Instead, start the process by doing things that reinforce the idea that “us” means “all of us”.
3. Touch Bottom
Start by reminding everyone what they’re all here for. You know, the Jesus parts. The common heritage. The scriptures. The relationships – with God and each other.
Remind church members that these core issues are what really matter. Assure them that any potential future changes will only be made if they strengthen those essentials, not erode them. Let them know they’ll always be able to touch the bottom, no matter how many waves are in the pool.
4. Make Waves Together
When a group of kids are timidly learning to swim, there’s always one older kid who thinks he knows what real fun is like. So he decides to do a cannonball in the middle of a crowded pool. Don’t be that kid.
A pastor should never make the congregation feel like they’re being splashed in the face by a bully. That’s what happens when you impose your change on them before they’re ready to get their faces wet.
You may be having the time of your life, innovating to your heart’s content. But if the people getting splashed aren’t ready for it, hissy fits will be thrown, parents will be called and the bully will be thrown out of the pool, pleading “what did I do?”

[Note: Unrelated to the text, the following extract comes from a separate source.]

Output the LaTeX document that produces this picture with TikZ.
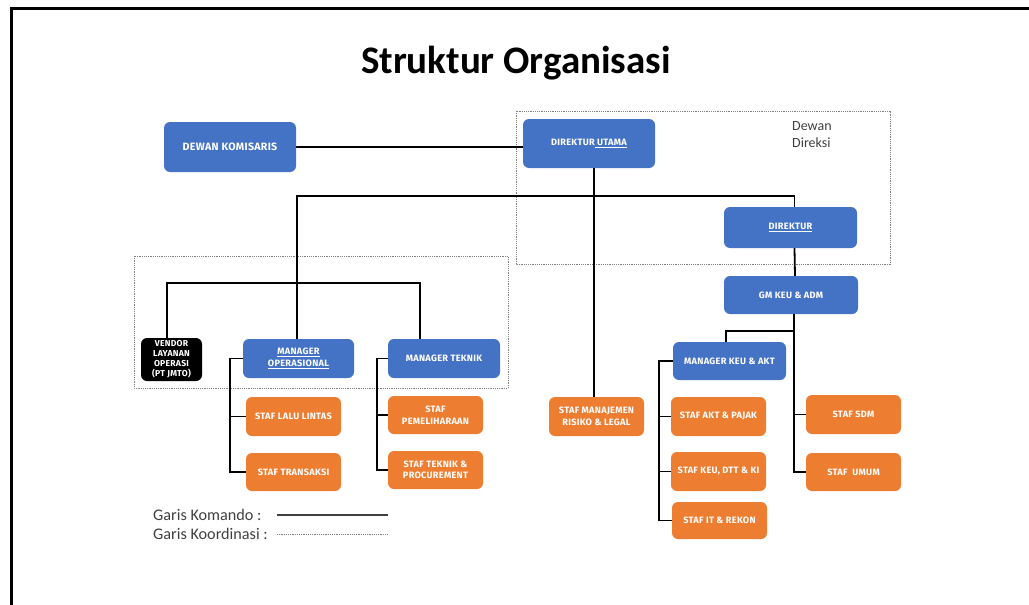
\documentclass[tikz,border=0pt]{standalone}
\usepackage{fontspec}
\setmainfont{Carlito}
\newfontfamily\boxfont{Fira Sans}[LetterSpace=3]
\definecolor{cblue}{HTML}{4472C4}
\definecolor{corange}{HTML}{ED7D31}
\definecolor{ctext}{HTML}{404040}
\tikzset{
  box/.style={rounded corners=6pt, inner sep=1pt, align=center, text=white,
    font=\boxfont\bfseries\fontsize{9.2}{11.5}\selectfont},
  bbox/.style={box, fill=cblue},
  obox/.style={box, fill=corange},
  kbox/.style={box, fill=black, font=\boxfont\bfseries\fontsize{8.6}{10}\selectfont},
  link/.style={line width=1.8pt, black},
  dotbox/.style={draw=gray, line width=0.8pt, dash pattern=on 1.2pt off 1pt},
}
\begin{document}
\begin{tikzpicture}[x=1pt,y=-1pt]
\useasboundingbox (0,0) rectangle (1029,605);
\draw[line width=3pt] (11,606) -- (11,8) -- (1030,8);
\node[font=\bfseries\fontsize{39}{44}\selectfont, anchor=base] (title) at (516,73) {Struktur Organisasi};

% dashed groups
\draw[dotbox] (516,111) rectangle (890,264);
\draw[dotbox] (134,256) rectangle (508,388);
\node[anchor=north west, align=left, text=ctext, font=\fontsize{14}{17}\selectfont, inner sep=0pt] (dd) at (792,121) {Dewan\\Direksi};

% nodes
\node[bbox, minimum width=132, minimum height=50, font=\boxfont\bfseries\fontsize{10.6}{12}\selectfont] (dk) at (230,147) {DEWAN KOMISARIS};
\node[bbox, minimum width=132, minimum height=49] (du) at (589,143.5) {DIREKTUR\underline{ UTAMA}};
\node[bbox, minimum width=133, minimum height=41] (dir) at (790.5,227.5) {\underline{DIREKTUR}};
\node[bbox, minimum width=134, minimum height=38] (gm) at (791,295) {GM KEU \& ADM};
\node[bbox, minimum width=113, minimum height=38] (mk) at (729.5,361) {MANAGER KEU \& AKT};
\node[kbox, minimum width=61, minimum height=43] (vendor) at (171.5,359.5) {VENDOR\\LAYANAN\\OPERASI\\(PT JMTO)};
\node[bbox, minimum width=111, minimum height=39] (mo) at (298.5,358.5) {\underline{MANAGER}\\\underline{OPERASIONAL}};
\node[bbox, minimum width=112, minimum height=39] (mt) at (444,358.5) {MANAGER TEKNIK};
\node[obox, minimum width=95, minimum height=39] (sll) at (293.5,416.5) {STAF LALU LINTAS};
\node[obox, minimum width=95, minimum height=38] (str) at (293.5,472) {STAF TRANSAKSI};
\node[obox, minimum width=95, minimum height=38] (spm) at (435.5,415) {STAF\\PEMELIHARAAN};
\node[obox, minimum width=95, minimum height=38] (stp) at (435.5,470) {STAF TEKNIK \&\\PROCUREMENT};
\node[obox, minimum width=95, minimum height=39] (smr) at (596.5,416.5) {STAF MANAJEMEN\\RISIKO \& LEGAL};
\node[obox, minimum width=95, minimum height=39] (sap) at (718.5,416.5) {STAF AKT \& PAJAK};
\node[obox, minimum width=95, minimum height=39] (skd) at (718.5,471.5) {STAF KEU, DTT \& KI};
\node[obox, minimum width=95, minimum height=37] (sit) at (719.5,520.5) {STAF IT \& REKON};
\node[obox, minimum width=95, minimum height=39] (ssdm) at (853.5,414.5) {STAF SDM};
\node[obox, minimum width=95, minimum height=38] (sumum) at (853.5,472) {STAF\ \ UMUM};

% junction coordinates
\coordinate (topbar) at (0,196);
\coordinate (leftbar) at (0,283);
\coordinate (gmj) at (794,331);
\coordinate (mkx) at (659,0);
\coordinate (mox) at (230,0);
\coordinate (mtx) at (377,0);
\coordinate (mtn) at ([xshift=-24pt]mt.north);
\coordinate (vdn) at ([xshift=-4.5pt]vendor.north);
\coordinate (mon) at ([xshift=-1.5pt]mo.north);
\coordinate (dirn) at ([xshift=4pt]dir.north);
\coordinate (dirs) at ([xshift=4pt]dir.south);
\coordinate (gmn) at ([xshift=4pt]gm.north);
\coordinate (gms) at ([xshift=3pt]gm.south);
\coordinate (mkn) at ([xshift=-3.5pt]mk.north);
\coordinate (smrn) at ([xshift=-2.5pt]smr.north);

% connectors
\draw[link] (dk.east) -- (dk.east -| du.west);
\draw[link] (smrn) -- (smrn |- du.south);
\draw[link] (mon) -- (mon |- topbar) -| (dirn);
\draw[link] (vdn) |- (leftbar -| mtn) -- (mtn);
\draw[link] (dirs) -- (gmn);
\draw[link] (gms) |- (sumum.west);
\draw[link] (gms |- ssdm.west) -- (ssdm.west);
\draw[link] (gmj) -| (mkn);
\draw[link] (mk.west) -| (mkx |- sit.west) -- (sit.west);
\draw[link] (mkx |- sap.west) -- (sap.west);
\draw[link] (mkx |- skd.west) -- (skd.west);
\draw[link] (mo.west) -| (mox |- str.west) -- (str.west);
\draw[link] (mox |- sll.west) -- (sll.west);
\draw[link] (mt.west) -| (mtx |- stp.west) -- (stp.west);
\draw[link] (mtx |- spm.west) -- (spm.west);

% legend
\node[anchor=west, text=ctext, font=\fontsize{16.2}{19}\selectfont, inner sep=0pt] (lk) at (153,515) {Garis Komando :};
\node[anchor=west, text=ctext, font=\fontsize{16.2}{19}\selectfont, inner sep=0pt] (lc) at (153,534) {Garis Koordinasi :};
\coordinate (lk1) at (277,515);
\coordinate (lk2) at (388,515);
\coordinate (lc1) at (277,534);
\coordinate (lc2) at (388,534);
\draw[line width=1.8pt, ctext] (lk1) -- (lk2);
\draw[draw=gray, line width=0.8pt, dash pattern=on 1.2pt off 1pt] (lc1) -- (lc2);
\end{tikzpicture}
\end{document}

Instead, after defining what everyone hates, start creating minor waves by making changes together.
Peal off the torn wallpaper and paint the wall. Clean the musty bathrooms. Replace the buzzing, flashing, yellowing fluorescent light tubes.
Once the lights have been turned on, literally and figuratively, you might start hearing things like, “hey, that carpet looks really dingy next to the freshly-painted wall, doesn't it? We’ll need to pull out the pews to re-lay the new carpet. This might be a good time to replace the pews with portable seating. We wouldn’t want to drive bolts through the nice, new carpet, right?”
It’s a Start
No, it’s not that simple. Church changes never are. But it’s a start.
Enforcing what everyone loves and replacing what everyone hates isn’t easy. But it’s the least difficult way to start the process.
And if anything goes wrong, you can still touch bottom.